/---
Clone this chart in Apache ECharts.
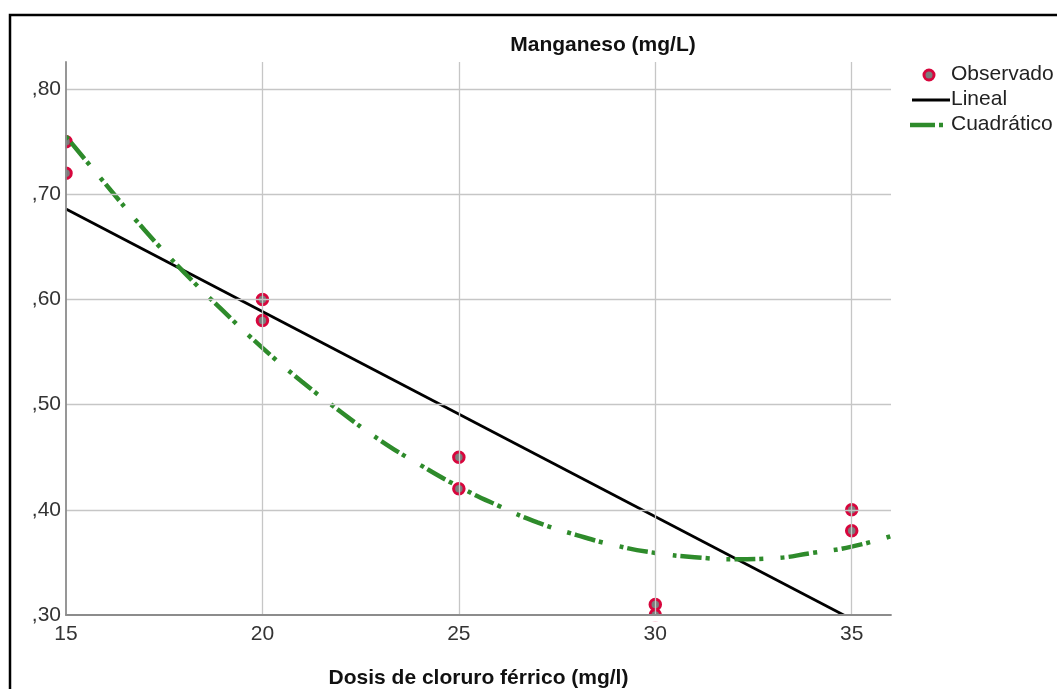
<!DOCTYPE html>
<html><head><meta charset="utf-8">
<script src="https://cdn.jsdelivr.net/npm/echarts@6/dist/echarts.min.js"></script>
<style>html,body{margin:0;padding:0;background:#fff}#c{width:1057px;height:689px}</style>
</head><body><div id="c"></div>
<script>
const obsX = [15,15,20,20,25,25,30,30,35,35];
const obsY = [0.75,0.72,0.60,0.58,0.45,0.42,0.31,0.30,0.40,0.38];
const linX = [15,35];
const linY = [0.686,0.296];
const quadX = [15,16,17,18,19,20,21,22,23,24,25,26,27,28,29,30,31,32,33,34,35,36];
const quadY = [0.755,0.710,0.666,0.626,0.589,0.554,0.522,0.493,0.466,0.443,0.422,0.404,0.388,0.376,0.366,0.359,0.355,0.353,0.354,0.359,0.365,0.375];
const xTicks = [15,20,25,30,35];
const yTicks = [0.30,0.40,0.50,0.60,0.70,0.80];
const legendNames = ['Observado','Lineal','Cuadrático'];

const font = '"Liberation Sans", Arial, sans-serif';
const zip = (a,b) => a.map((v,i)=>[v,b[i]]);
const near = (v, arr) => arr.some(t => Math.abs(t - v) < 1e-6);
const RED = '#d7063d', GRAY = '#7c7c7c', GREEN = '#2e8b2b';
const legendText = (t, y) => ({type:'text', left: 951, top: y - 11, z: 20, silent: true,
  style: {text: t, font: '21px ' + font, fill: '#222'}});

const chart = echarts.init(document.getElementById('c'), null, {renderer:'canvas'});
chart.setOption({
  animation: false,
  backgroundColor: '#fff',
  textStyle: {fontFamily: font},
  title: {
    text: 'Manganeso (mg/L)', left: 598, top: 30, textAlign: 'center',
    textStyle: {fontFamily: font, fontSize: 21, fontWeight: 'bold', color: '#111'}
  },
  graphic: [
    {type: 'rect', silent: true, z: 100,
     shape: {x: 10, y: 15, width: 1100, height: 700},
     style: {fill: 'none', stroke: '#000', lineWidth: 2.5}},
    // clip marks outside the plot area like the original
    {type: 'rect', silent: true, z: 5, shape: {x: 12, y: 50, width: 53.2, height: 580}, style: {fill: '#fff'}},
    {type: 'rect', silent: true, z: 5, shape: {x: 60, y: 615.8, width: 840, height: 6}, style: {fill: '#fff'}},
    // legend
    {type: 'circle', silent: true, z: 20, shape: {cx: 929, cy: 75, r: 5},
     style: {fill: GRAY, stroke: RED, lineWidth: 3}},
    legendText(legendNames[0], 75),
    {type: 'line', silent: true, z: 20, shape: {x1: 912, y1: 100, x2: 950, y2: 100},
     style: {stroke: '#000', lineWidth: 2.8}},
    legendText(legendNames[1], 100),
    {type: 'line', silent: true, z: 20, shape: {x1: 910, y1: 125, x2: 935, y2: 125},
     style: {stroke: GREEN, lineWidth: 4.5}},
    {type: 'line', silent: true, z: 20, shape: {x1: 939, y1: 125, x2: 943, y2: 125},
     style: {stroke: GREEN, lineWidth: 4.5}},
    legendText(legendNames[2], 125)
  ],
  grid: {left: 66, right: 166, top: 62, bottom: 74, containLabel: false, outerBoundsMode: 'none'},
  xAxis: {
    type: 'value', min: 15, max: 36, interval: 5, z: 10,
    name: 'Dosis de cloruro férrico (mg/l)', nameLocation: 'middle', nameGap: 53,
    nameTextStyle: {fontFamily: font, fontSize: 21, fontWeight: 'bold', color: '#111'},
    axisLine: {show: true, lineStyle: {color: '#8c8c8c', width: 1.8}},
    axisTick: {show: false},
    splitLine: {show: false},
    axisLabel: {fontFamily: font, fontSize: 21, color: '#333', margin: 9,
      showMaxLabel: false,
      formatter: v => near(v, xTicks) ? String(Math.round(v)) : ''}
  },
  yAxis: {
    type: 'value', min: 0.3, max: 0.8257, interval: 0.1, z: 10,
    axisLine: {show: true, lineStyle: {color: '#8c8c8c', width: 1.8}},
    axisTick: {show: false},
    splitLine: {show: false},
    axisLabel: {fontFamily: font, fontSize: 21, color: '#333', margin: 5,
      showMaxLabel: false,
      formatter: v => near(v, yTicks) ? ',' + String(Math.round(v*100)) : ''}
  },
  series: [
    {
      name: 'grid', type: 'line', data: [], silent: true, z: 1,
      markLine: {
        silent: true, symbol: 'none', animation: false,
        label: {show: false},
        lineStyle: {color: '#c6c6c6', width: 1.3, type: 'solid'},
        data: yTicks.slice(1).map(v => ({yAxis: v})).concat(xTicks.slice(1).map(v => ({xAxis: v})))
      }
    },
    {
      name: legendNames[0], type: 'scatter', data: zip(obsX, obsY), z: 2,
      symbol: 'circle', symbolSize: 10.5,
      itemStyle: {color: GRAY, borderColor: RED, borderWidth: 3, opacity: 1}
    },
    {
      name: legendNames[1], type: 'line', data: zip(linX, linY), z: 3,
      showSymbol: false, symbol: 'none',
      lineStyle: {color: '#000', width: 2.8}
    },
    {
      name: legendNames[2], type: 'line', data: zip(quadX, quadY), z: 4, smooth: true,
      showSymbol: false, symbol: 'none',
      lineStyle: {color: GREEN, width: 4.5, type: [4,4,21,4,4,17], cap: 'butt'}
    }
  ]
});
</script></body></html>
\---
WHAT YOU SHOULD DO -> Repeat the material above in full and exactly, apart from the pictures.

THE ANSWER ->
Clone this chart in Apache ECharts.
<!DOCTYPE html>
<html><head><meta charset="utf-8">
<script src="https://cdn.jsdelivr.net/npm/echarts@6/dist/echarts.min.js"></script>
<style>html,body{margin:0;padding:0;background:#fff}#c{width:1057px;height:689px}</style>
</head><body><div id="c"></div>
<script>
const obsX = [15,15,20,20,25,25,30,30,35,35];
const obsY = [0.75,0.72,0.60,0.58,0.45,0.42,0.31,0.30,0.40,0.38];
const linX = [15,35];
const linY = [0.686,0.296];
const quadX = [15,16,17,18,19,20,21,22,23,24,25,26,27,28,29,30,31,32,33,34,35,36];
const quadY = [0.755,0.710,0.666,0.626,0.589,0.554,0.522,0.493,0.466,0.443,0.422,0.404,0.388,0.376,0.366,0.359,0.355,0.353,0.354,0.359,0.365,0.375];
const xTicks = [15,20,25,30,35];
const yTicks = [0.30,0.40,0.50,0.60,0.70,0.80];
const legendNames = ['Observado','Lineal','Cuadrático'];

const font = '"Liberation Sans", Arial, sans-serif';
const zip = (a,b) => a.map((v,i)=>[v,b[i]]);
const near = (v, arr) => arr.some(t => Math.abs(t - v) < 1e-6);
const RED = '#d7063d', GRAY = '#7c7c7c', GREEN = '#2e8b2b';
const legendText = (t, y) => ({type:'text', left: 951, top: y - 11, z: 20, silent: true,
  style: {text: t, font: '21px ' + font, fill: '#222'}});

const chart = echarts.init(document.getElementById('c'), null, {renderer:'canvas'});
chart.setOption({
  animation: false,
  backgroundColor: '#fff',
  textStyle: {fontFamily: font},
  title: {
    text: 'Manganeso (mg/L)', left: 598, top: 30, textAlign: 'center',
    textStyle: {fontFamily: font, fontSize: 21, fontWeight: 'bold', color: '#111'}
  },
  graphic: [
    {type: 'rect', silent: true, z: 100,
     shape: {x: 10, y: 15, width: 1100, height: 700},
     style: {fill: 'none', stroke: '#000', lineWidth: 2.5}},
    // clip marks outside the plot area like the original
    {type: 'rect', silent: true, z: 5, shape: {x: 12, y: 50, width: 53.2, height: 580}, style: {fill: '#fff'}},
    {type: 'rect', silent: true, z: 5, shape: {x: 60, y: 615.8, width: 840, height: 6}, style: {fill: '#fff'}},
    // legend
    {type: 'circle', silent: true, z: 20, shape: {cx: 929, cy: 75, r: 5},
     style: {fill: GRAY, stroke: RED, lineWidth: 3}},
    legendText(legendNames[0], 75),
    {type: 'line', silent: true, z: 20, shape: {x1: 912, y1: 100, x2: 950, y2: 100},
     style: {stroke: '#000', lineWidth: 2.8}},
    legendText(legendNames[1], 100),
    {type: 'line', silent: true, z: 20, shape: {x1: 910, y1: 125, x2: 935, y2: 125},
     style: {stroke: GREEN, lineWidth: 4.5}},
    {type: 'line', silent: true, z: 20, shape: {x1: 939, y1: 125, x2: 943, y2: 125},
     style: {stroke: GREEN, lineWidth: 4.5}},
    legendText(legendNames[2], 125)
  ],
  grid: {left: 66, right: 166, top: 62, bottom: 74, containLabel: false, outerBoundsMode: 'none'},
  xAxis: {
    type: 'value', min: 15, max: 36, interval: 5, z: 10,
    name: 'Dosis de cloruro férrico (mg/l)', nameLocation: 'middle', nameGap: 53,
    nameTextStyle: {fontFamily: font, fontSize: 21, fontWeight: 'bold', color: '#111'},
    axisLine: {show: true, lineStyle: {color: '#8c8c8c', width: 1.8}},
    axisTick: {show: false},
    splitLine: {show: false},
    axisLabel: {fontFamily: font, fontSize: 21, color: '#333', margin: 9,
      showMaxLabel: false,
      formatter: v => near(v, xTicks) ? String(Math.round(v)) : ''}
  },
  yAxis: {
    type: 'value', min: 0.3, max: 0.8257, interval: 0.1, z: 10,
    axisLine: {show: true, lineStyle: {color: '#8c8c8c', width: 1.8}},
    axisTick: {show: false},
    splitLine: {show: false},
    axisLabel: {fontFamily: font, fontSize: 21, color: '#333', margin: 5,
      showMaxLabel: false,
      formatter: v => near(v, yTicks) ? ',' + String(Math.round(v*100)) : ''}
  },
  series: [
    {
      name: 'grid', type: 'line', data: [], silent: true, z: 1,
      markLine: {
        silent: true, symbol: 'none', animation: false,
        label: {show: false},
        lineStyle: {color: '#c6c6c6', width: 1.3, type: 'solid'},
        data: yTicks.slice(1).map(v => ({yAxis: v})).concat(xTicks.slice(1).map(v => ({xAxis: v})))
      }
    },
    {
      name: legendNames[0], type: 'scatter', data: zip(obsX, obsY), z: 2,
      symbol: 'circle', symbolSize: 10.5,
      itemStyle: {color: GRAY, borderColor: RED, borderWidth: 3, opacity: 1}
    },
    {
      name: legendNames[1], type: 'line', data: zip(linX, linY), z: 3,
      showSymbol: false, symbol: 'none',
      lineStyle: {color: '#000', width: 2.8}
    },
    {
      name: legendNames[2], type: 'line', data: zip(quadX, quadY), z: 4, smooth: true,
      showSymbol: false, symbol: 'none',
      lineStyle: {color: GREEN, width: 4.5, type: [4,4,21,4,4,17], cap: 'butt'}
    }
  ]
});
</script></body></html>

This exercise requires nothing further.